Gantman pointed out that the center awarded $257,300 to JLV for what is called institutional strengthening through the Kehillot program.
"While it could be viewed as an allocation away from institutional strengthening, it is really a redirection of money to different strategies," he said.
In a strategic shift this year, the Center for Israel and Overseas awarded $1,853,500 -- more than half its allocations -- to programs aimed at fostering Jewish continuity and identity.
Illustrating the increasing overlap in goals between the centers for Israel and Overseas and Jewish Life and Learning, each has designated $50,000 to help fund Federation's Mega Mission to Israel in December. The Mega Mission is targeting families and first-timers to participate in the highly subsidized trip.

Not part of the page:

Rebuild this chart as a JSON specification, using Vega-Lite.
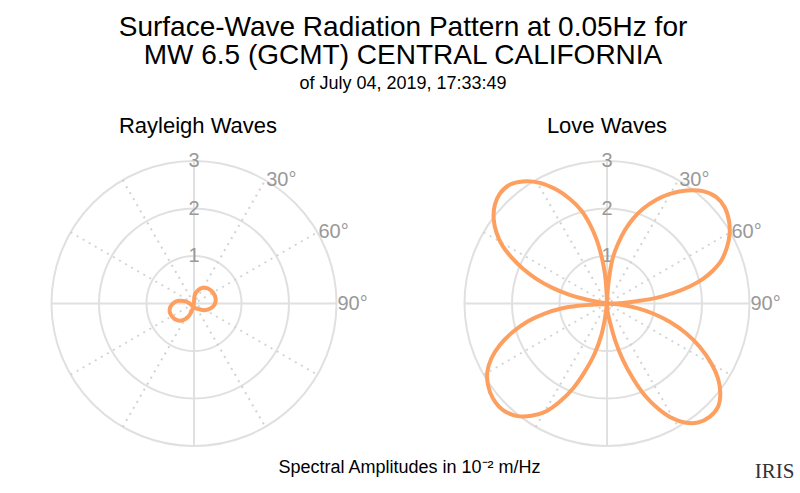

With trips to Israel seen as a critical identity-booster, a total of $592,000 is being distributed by the Center for Israel and Overseas for various forms of Israel travel, including $200,000 for Taglit-Birthright Israel trips.
"When we get people to identify by going to Israel, it seems to be much more beneficial than teaching about it in the classroom," center co-chair Holly Nelson said.
In total, the Federation funding committee awarded Israel and Overseas $3.6 million to distribute. The bulk of the Jewish identity programs being funded by Israel and Overseas are operated by the Jewish Agency for Israel. These included $700,000 to the Jewish Agency for Israel for its core programming, which includes projects that range from social activism in Israel to bringing Israeli emissaries to build connections with the Diaspora communities. The Jewish Agency has also been awarded a grant of $480,000 for its Partnership 2Gether with Netivot/Sedot Negev, which is Philadelphia's partnership community in Israel.
Most of the rest of the funding from Israel and Overseas is going to programs that serve disadvantaged youth and other Jews in need in Israel and in the former Soviet Union.
Also reflecting the focus on identity building and serving the disadvantaged, the center opted not to renew $50,000 in security grants to the Netivot Municipality and the Sedot Negev Regional Council.
Nelson said that although the security issue "is not something that is a closed book," the center board felt that "in this current climate, our funds are better served elsewhere."